Sorry for all the numbers and the wall of text I’ve written on the last couple of posts.
June 16, 2019 @ 11:13 am
Weird, something happened when I pasted my comments in. That last paragraph should read
“An example of risk is that opening a 2 trading DTE on Thursday May 3rd would have seen a 2.07% drop to the end of the day Monday. Not a huge loss, to be sure, but a loss none the less. My average gain per 10 strike Credit Spread was under $10 for VIX17.5 the average gain is between $68 and $99. Again that’s due to moving farther OTM as VIX rises, so at VIX 25, I’d open a trade that is 4.5% away from the ATM price. It is very difficult to find times where the market has moved more than 4.5% in only 2 trading days.”
June 16, 2019 @ 11:16 am
ARRGH! under $10 is for VIX17.5 is $68-$99.
June 16, 2019 @ 11:22 am
So the text I’m losing repeatedly is for when VIX is less than 14 (average trade is less than $10). VIX greater than 17.5 is 68-99.

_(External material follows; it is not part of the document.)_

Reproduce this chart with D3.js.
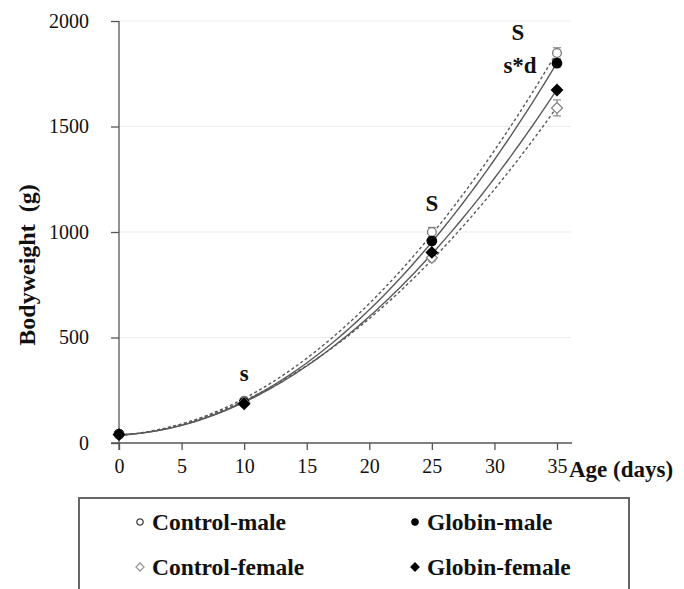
<!DOCTYPE html>
<html><head><meta charset="utf-8">
<script src="https://cdn.jsdelivr.net/npm/d3@7"></script>
<style>body{margin:0;background:#fff}svg{display:block}</style>
</head><body>
<svg id="c" width="684" height="589"></svg>
<script>
const ages = [0, 10, 25, 35];
const controlMale = [42, 200, 1000, 1848];
const globinMale = [42, 192, 957, 1800];
const controlFemale = [40, 190, 878, 1588];
const globinFemale = [40, 186, 903, 1673];
const errControlMale = [5, 8, 22, 25];
const errGlobinMale = [5, 8, 14, 18];
const errControlFemale = [5, 8, 16, 38];
const errGlobinFemale = [5, 8, 12, 10];
const xTicks = [0, 5, 10, 15, 20, 25, 30, 35];
const yTicks = [0, 500, 1000, 1500, 2000];
const annotations = [
  {age: 10, val: 295, text: "s"},
  {age: 25, val: 1100, text: "S"},
  {age: 35, val: 1910, text: "S", dx: -39},
  {age: 35, val: 1755, text: "s*d", dx: -37}
];
const seriesNames = ["Control-male", "Globin-male", "Control-female", "Globin-female"];

const svg = d3.select("#c");
const x = d3.scaleLinear().domain([0, 35]).range([119, 557]);
const y = d3.scaleLinear().domain([0, 2000]).range([443, 21]);
const serif = "'Liberation Serif', 'Times New Roman', serif";

// gridlines
svg.append("g").selectAll("line").data(yTicks.filter(d => d > 0)).join("line")
  .attr("x1", 119).attr("x2", 571).attr("y1", d => y(d)).attr("y2", d => y(d))
  .attr("stroke", "#ececec").attr("stroke-width", 1);

// axes
const gx = svg.append("g").attr("transform", `translate(0,${y(0)})`)
  .call(d3.axisBottom(x).tickValues(xTicks).tickFormat(d3.format("d")).tickSize(7).tickPadding(9).tickSizeOuter(0));
gx.select(".domain").attr("d", `M111,0H572`);
const gy = svg.append("g").attr("transform", `translate(${x(0)},0)`)
  .call(d3.axisLeft(y).tickValues(yTicks).tickFormat(d3.format("d")).tickSize(8).tickPadding(22).tickSizeOuter(0));
[gx, gy].forEach(g => {
  g.attr("font-family", serif);
  g.selectAll("path,line").attr("stroke", "#555").attr("stroke-width", 1.3);
  g.selectAll("text").attr("font-family", serif).attr("font-size", 20).attr("fill", "#111");
});
gy.select(".domain").attr("d", `M0,${y(2000)}V${y(0)+7}`);

svg.append("text").attr("x", 569).attr("y", 477).attr("font-family", serif)
  .attr("font-weight", "bold").attr("font-size", 23).attr("fill", "#111").text("Age (days)");
svg.append("text").attr("transform", "translate(35,265) rotate(-90)").attr("text-anchor", "middle")
  .attr("font-family", serif).attr("font-weight", "bold").attr("font-size", 24).attr("fill", "#111")
  .style("white-space", "pre").text("Bodyweight  (g)");

// quadratic least squares fit
function quadFit(xs, ys) {
  let S = [[0,0,0],[0,0,0],[0,0,0]], b = [0,0,0];
  xs.forEach((xv, i) => {
    const p = [1, xv, xv*xv];
    for (let r = 0; r < 3; r++) { b[r] += p[r]*ys[i]; for (let c = 0; c < 3; c++) S[r][c] += p[r]*p[c]; }
  });
  const M = S.map((row, i) => row.concat([b[i]]));
  for (let i = 0; i < 3; i++) {
    for (let k = i+1; k < 3; k++) { const f = M[k][i]/M[i][i]; for (let j = i; j < 4; j++) M[k][j] -= f*M[i][j]; }
  }
  const coef = [0,0,0];
  for (let i = 2; i >= 0; i--) { let s = M[i][3]; for (let j = i+1; j < 3; j++) s -= M[i][j]*coef[j]; coef[i] = s/M[i][i]; }
  return t => coef[0] + coef[1]*t + coef[2]*t*t;
}

// square diamond symbol
const symDiamond = { draw(ctx, size) { const r = Math.sqrt(size / 2); ctx.moveTo(0, -r); ctx.lineTo(r, 0); ctx.lineTo(0, r); ctx.lineTo(-r, 0); ctx.closePath(); } };

const series = [
  {vals: controlMale, err: errControlMale, dash: "3,2.5", sym: d3.symbolCircle, fill: "#fff", stroke: "#777", size: 60},
  {vals: globinMale, err: errGlobinMale, dash: null, sym: d3.symbolCircle, fill: "#000", stroke: "#000", size: 70},
  {vals: controlFemale, err: errControlFemale, dash: "3,2.5", sym: symDiamond, fill: "#fff", stroke: "#888", size: 60},
  {vals: globinFemale, err: errGlobinFemale, dash: null, sym: symDiamond, fill: "#000", stroke: "#000", size: 60}
];

const line = d3.line().x(d => x(d[0])).y(d => y(d[1]));
const tSamples = d3.range(0, 35.01, 0.5);
series.forEach(s => {
  const f = quadFit(ages, s.vals);
  svg.append("path").attr("d", line(tSamples.map(t => [t, f(t)])))
    .attr("fill", "none").attr("stroke", "#5a5a5a").attr("stroke-width", 1.4)
    .attr("stroke-dasharray", s.dash);
});

// error bars and markers
series.forEach(s => {
  const g = svg.append("g");
  ages.forEach((a, i) => {
    const v = s.vals[i], e = s.err[i];
    if (e > 6) {
      g.append("line").attr("x1", x(a)).attr("x2", x(a)).attr("y1", y(v+e)).attr("y2", y(v-e)).attr("stroke", "#777").attr("stroke-width", 1);
      [v+e, v-e].forEach(w => g.append("line").attr("x1", x(a)-4).attr("x2", x(a)+4).attr("y1", y(w)).attr("y2", y(w)).attr("stroke", "#777").attr("stroke-width", 1));
    }
  });
  g.selectAll("path").data(ages).join("path")
    .attr("transform", (a, i) => `translate(${x(a)},${y(s.vals[i])})`)
    .attr("d", d3.symbol().type(s.sym).size(s.size))
    .attr("fill", s.fill).attr("stroke", s.stroke).attr("stroke-width", 1.3);
});

// annotations
svg.append("g").selectAll("text").data(annotations).join("text")
  .attr("x", d => x(d.age) + (d.dx || 0)).attr("y", d => y(d.val)).attr("text-anchor", "middle")
  .attr("font-family", serif).attr("font-weight", "bold").attr("font-size", 23).attr("fill", "#111")
  .text(d => d.text);

// legend
svg.append("path").attr("d", "M79,589V498H629V589").attr("fill", "none").attr("stroke", "#666").attr("stroke-width", 2);
const legPos = [[140, 522], [415, 522], [140, 567], [415, 567]];
const legSym = [
  {sym: d3.symbolCircle, fill: "#fff", stroke: "#444", size: 32},
  {sym: d3.symbolCircle, fill: "#000", stroke: "#000", size: 32},
  {sym: symDiamond, fill: "#fff", stroke: "#999", size: 32},
  {sym: symDiamond, fill: "#000", stroke: "#000", size: 32}
];
seriesNames.forEach((n, i) => {
  const [lx, ly] = legPos[i];
  svg.append("path").attr("transform", `translate(${lx},${ly})`).attr("d", d3.symbol().type(legSym[i].sym).size(legSym[i].size))
    .attr("fill", legSym[i].fill).attr("stroke", legSym[i].stroke).attr("stroke-width", 1.3);
  svg.append("text").attr("x", lx + 12).attr("y", ly + 8).attr("font-family", serif).attr("font-weight", "bold")
    .attr("font-size", 23.5).attr("fill", "#111").text(n);
});
</script>
</body></html>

It’s too bad I cannot edit these posts. Sorry for spamming so many comments Spintwig! 🙂
February 27, 2020 @ 5:58 am
Hey Jeff, wondering how your revolver method is holding up these past couple of days!
February 27, 2020 @ 2:08 pm
Is has been a really wild ride actually. Had total wipeouts of 3 positions on Monday that wiped out about 8 months of gains. I’m surprised by the extent of the move, but this is the reason to never have more than 33% expiring on a single day. I had my position on Wednesday get penetrated and I rolled it out to Friday. That is a potential wipeout depending on what happens by close tomorrow.
My historical backtesting shows several times where there were 40%+ losses that, because of sustained high volatility afterward, allowed the losses to be made up within 4-8 months.
I’ll admit to having a pretty serious gut check this week and frankly the markets performed out at the extremes from a historical standpoint, making much of my strategy un-useable while the VIX is over 30, so that’s where I am currently…waiting for the markets to settle a bit and then I’ll be diving back in and working my capital back up.
Before Monday I had returned an average of 6.10% per month since I started Revolver, so I have faith that I can be successful in the long term by staying with the program.
February 27, 2020 @ 4:55 pm
Jeff,
Hard times and getting harder as the markets close today!
Can’t be many option sellers enjoying this ride…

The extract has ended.